En los dominios del príncipe vampiro

Una pesadilla tras una cena copiosa, las andanzas de un feroz príncipe valaco que luchó contra la expansión turca y las conspiraciones internas y el folklore popular fantástico de los Balcanes. Son algunos de los elementos que manejó Abraham Stoker para crear a su inmortal rey de los vampiros.

Sin embargo, el genio irlandés jamás viajó a Rumanía, y aunque muy bien documentada, la geografía de su obra no siempre es precisa con los detalles.

Además, mientras que su Drácula es un siniestro conde transilvano que por nefandas artes o maldiciones se ha convertido en un no-muerto, el verdadero Vlad III Draculea, conocido como Tepes (el empalador) fue un voivoda de Valaquia del siglo XV que tras una sangrienta existencia guerrera tuvo un no menos violento fin.  Oscilaciones que hacen que el viajero que quiera reseguir los caminos que recorriera Jonathan Harker o bien que vayan tras las huellas del personaje histórico acaban cruzándose, sobreponiéndose, confundiéndose; como ya lo están realidad y leyenda.En cualquier caso, una buena ruta podría salir de Viena o Budapest, para alcanzar la primera de las antiguas ciudades sajonas de Transilvania: Cluj-Napoca, en la que tristemente ya no está el hotel Roydle en el que hizo noche Harker. Sin embrago, es la segunda ciudad más poblada de Rumanía y un buen punto de partida para conocer las otras ciudades históricas de Siebenbürgen: la hermosísima Sighisoara –lugar de nacimiento de Vlad, cuya casa solariega se conserva-, Sibiu o Brasov, todas ellas prosperas ciudades comerciales y con murallas y trazados medievales bien conservados, pese a las querellas que con ellas mantuvo el voivoda. Cerca de Brasov, además, está el Castillo de Bran, una fortaleza teutónica que responde tan espléndidamente al arquetipo romántico de castillo de Drácula que como tal se ha publicitado, si bien Stoker jamás lo menciono y es bastante posible que Draculea no pernoctara jamás allí.

Una vez agotados los encantos urbanos y militares de la región, existen dos opciones igualmente tentadoras: atravesar la herradura de los Cárpatos por el Paso del Borgo, mencionado en la novela, y visitar los monasterios de Moldavia, maravilla patrimonio de la humanidad, o cruzarla por el Paso de Roten-Turm  en dirección a Oltenia y las llanuras valacas que fueron los verdaderos dominios de nuestro hombre.

Precisamente en su vieja capital, Tîrgovi?te, se puede visitar la Torre de Chindiei, obra ordenada por Vlad, mientras que en un cañón formado por el río Arges, a la sombra ya vecina del imponente macizo de las Fagaras, se encuentran las ruinas del Castillo de Poenari, que bien podrían presumir de ser la genuina “ciudadela del príncipe negro” que Stoker sitúa muchos kilómetros más al norte.

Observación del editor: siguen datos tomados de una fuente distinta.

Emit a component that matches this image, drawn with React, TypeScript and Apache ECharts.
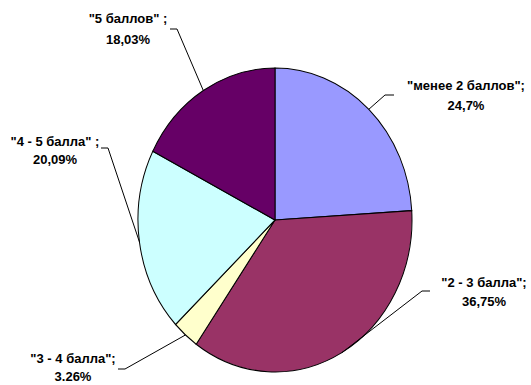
import React, { useEffect, useRef } from "react";
import * as echarts from "echarts";

// Score groups, clockwise from 12 o'clock
const categories = ['"менее 2 баллов";', '"2 - 3 балла";', '"3 - 4 балла";', '"4 - 5 балла" ;', '"5 баллов" ;'];
const values = [24.7, 36.75, 3.26, 20.09, 18.03];
const decimalMarks = [",", ",", ".", ",", ","];
const colors = ["#9999FF", "#993366", "#FFFFCC", "#CCFFFF", "#660066"];

// Pie geometry: slightly taller than wide
const CX = 275;
const CY = 220;
const RX = 137;
const RY = 152;

// Label block centres, line spacing and leader-line elbows
const labelLayout = [
  { x: 466, y: 95, lh: 20, elbow: [385, 95], tip: [394, 95] },
  { x: 484, y: 292, lh: 19, elbow: [422, 291], tip: [430, 291] },
  { x: 73, y: 367, lh: 18, elbow: [125, 369], tip: [118, 369] },
  { x: 55, y: 150, lh: 18, elbow: [108, 148], tip: [101, 148] },
  { x: 128, y: 29, lh: 21, elbow: [177, 29], tip: [170, 29] },
];

const formatValue = (v: number, i: number) => String(v).replace(".", decimalMarks[i]) + "%";

export default function App() {
  const ref = useRef<HTMLDivElement>(null);

  useEffect(() => {
    document.body.style.margin = "0";
    if (!ref.current) return;
    const chart = echarts.init(ref.current, null, { renderer: "svg" });
    const total = values.reduce((a, b) => a + b, 0);
    const cumulative = values.map((_, i) => values.slice(0, i).reduce((a, b) => a + b, 0));

    chart.setOption({
      animation: false,
      backgroundColor: "#ffffff",
      series: [
        {
          type: "custom",
          coordinateSystem: "none",
          data: values.map((v, i) => [v, i]),
          renderItem: (params: any, api: any) => {
            const i = params.dataIndex;
            const v = api.value(0);
            const a0 = -Math.PI / 2 + (cumulative[i] / total) * Math.PI * 2;
            const a1 = a0 + (v / total) * Math.PI * 2;
            const mid = (a0 + a1) / 2;
            const edge = [CX + RX * Math.cos(mid), CY + RY * Math.sin(mid)];
            const lay = labelLayout[i];
            return {
              type: "group",
              children: [
                {
                  type: "sector",
                  x: CX,
                  y: CY,
                  scaleY: RY / RX,
                  shape: { cx: 0, cy: 0, r: RX, r0: 0, startAngle: a0, endAngle: a1, clockwise: true },
                  style: { fill: colors[i], stroke: "#000", lineWidth: 1, strokeNoScale: true },
                },
                {
                  type: "polyline",
                  shape: { points: [edge, lay.elbow, lay.tip] },
                  style: { stroke: "#000", lineWidth: 1, fill: "none" },
                  z2: 5,
                },
                {
                  type: "text",
                  z2: 10,
                  style: {
                    text: categories[i] + "\n" + formatValue(v, i),
                    x: lay.x,
                    y: lay.y,
                    align: "center",
                    verticalAlign: "middle",
                    fontFamily: '"Liberation Sans", Arial, sans-serif',
                    fontWeight: "bold",
                    fontSize: 13,
                    lineHeight: lay.lh,
                    fill: "#000",
                  },
                },
              ],
            };
          },
        },
      ],
    });

    return () => chart.dispose();
  }, []);

  return <div ref={ref} style={{ width: 531, height: 385 }} />;
}
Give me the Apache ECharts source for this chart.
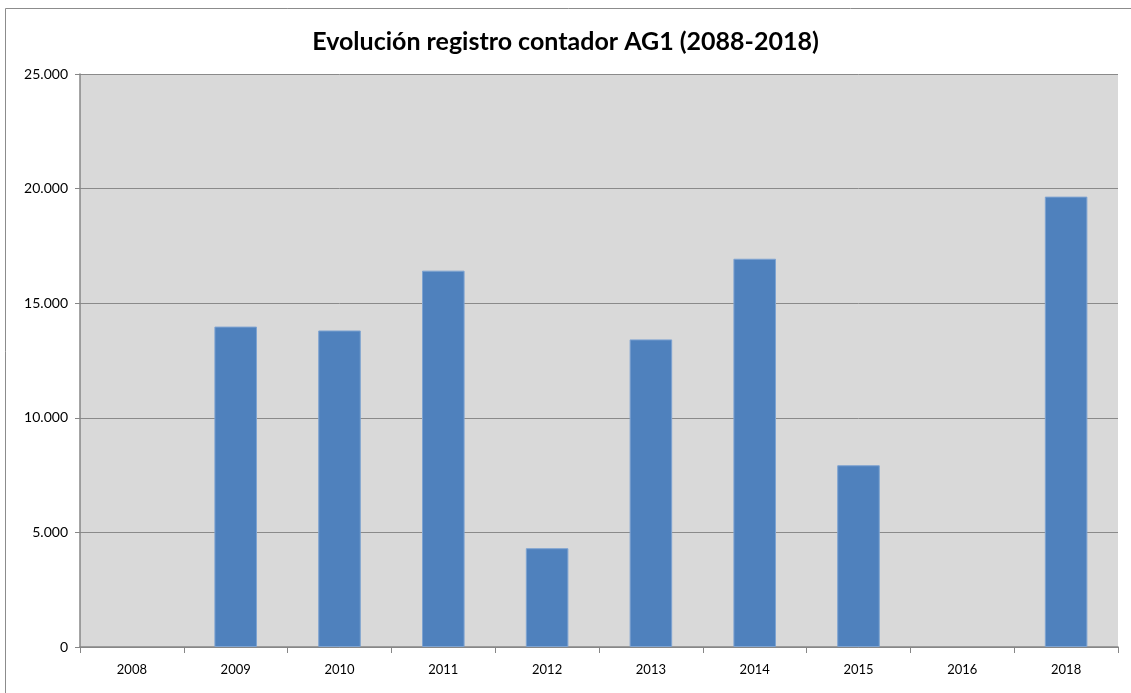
<!DOCTYPE html>
<html><head><meta charset="utf-8">
<script src="https://cdn.jsdelivr.net/npm/echarts@6/dist/echarts.min.js"></script>
<style>html,body{margin:0;padding:0;background:#fff}#c{width:1131px;height:693px}</style>
</head><body><div id="c"></div>
<script>
const categories = ['2008','2009','2010','2011','2012','2013','2014','2015','2016','2018'];
const values = [null, 13980, 13810, 16420, 4310, 13420, 16940, 7930, null, 19650];
const yTicks = [0, 5000, 10000, 15000, 20000, 25000];

const chart = echarts.init(document.getElementById('c'));
const font = 'Lato, "Open Sans", sans-serif';
chart.setOption({
  animation: false,
  backgroundColor: '#fff',
  title: {
    text: 'Evolución registro contador AG1 (2088-2018)',
    left: 'center', top: 24,
    textStyle: {fontFamily: font, fontSize: 25, fontWeight: 'bold', color: '#000'}
  },
  graphic: [{
    type: 'polyline', silent: true,
    shape: {points: [[5.5, 700], [5.5, 8.5], [1140, 8.5]]},
    style: {stroke: '#8c8c8c', lineWidth: 1, fill: null}
  }],
  grid: {left: 80, right: 13, top: 74, bottom: 46, backgroundColor: '#d9d9d9', show: true, borderWidth: 0},
  xAxis: {
    type: 'category', data: categories,
    axisLine: {lineStyle: {color: '#868686', width: 1.5}},
    axisTick: {show: true, length: 6, lineStyle: {color: '#868686'}},
    axisLabel: {fontFamily: font, fontSize: 13, color: '#000', margin: 16}
  },
  yAxis: {
    type: 'value', min: 0, max: 25000, interval: 5000,
    axisLine: {show: true, lineStyle: {color: '#868686', width: 1.5}},
    axisTick: {show: true, length: 5, lineStyle: {color: '#868686'}},
    splitLine: {lineStyle: {color: '#8a8a8a', width: 1}},
    axisLabel: {fontFamily: font, fontSize: 14, color: '#000', margin: 12,
      formatter: v => yTicks.includes(v) ? (v === 0 ? '0' : v.toLocaleString('de-DE')) : ''}
  },
  series: [{
    type: 'bar', data: values, barWidth: '41%',
    itemStyle: {color: '#4f81bd', borderColor: '#7ea3d1', borderWidth: 1}
  }]
});
</script></body></html>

La cercanía de Bucarest hace que merezca la pena la visita, no solo por tratarse de una gran capital europea, sino porque pese al ensañamiento contra su patrimonio de la era de Ceauceascu todavía cuenta con algunos encantos y, sobre todo, con buenos museos de historia rumana.

Pero además, porque apenas a media hora de la ciudad está el lago Snagov, con su monasterio sobre una isla al que se accede por medio de una barcaza. Comunidad de monjes que se benefició de la generosidad del príncipe, fue también el lugar escogido para su último reposo: allí está la lápida de su tumba.

Ese podría ser un adecuado término a nuestro algo escalofriante viaje.
Aunque nunca sea seguro: cuando en 1933 se abrió el sepulcro, como era presumible, solo se encontraron huesos de caballo y el anillo de Drácula, pero no sus verdaderos despojos.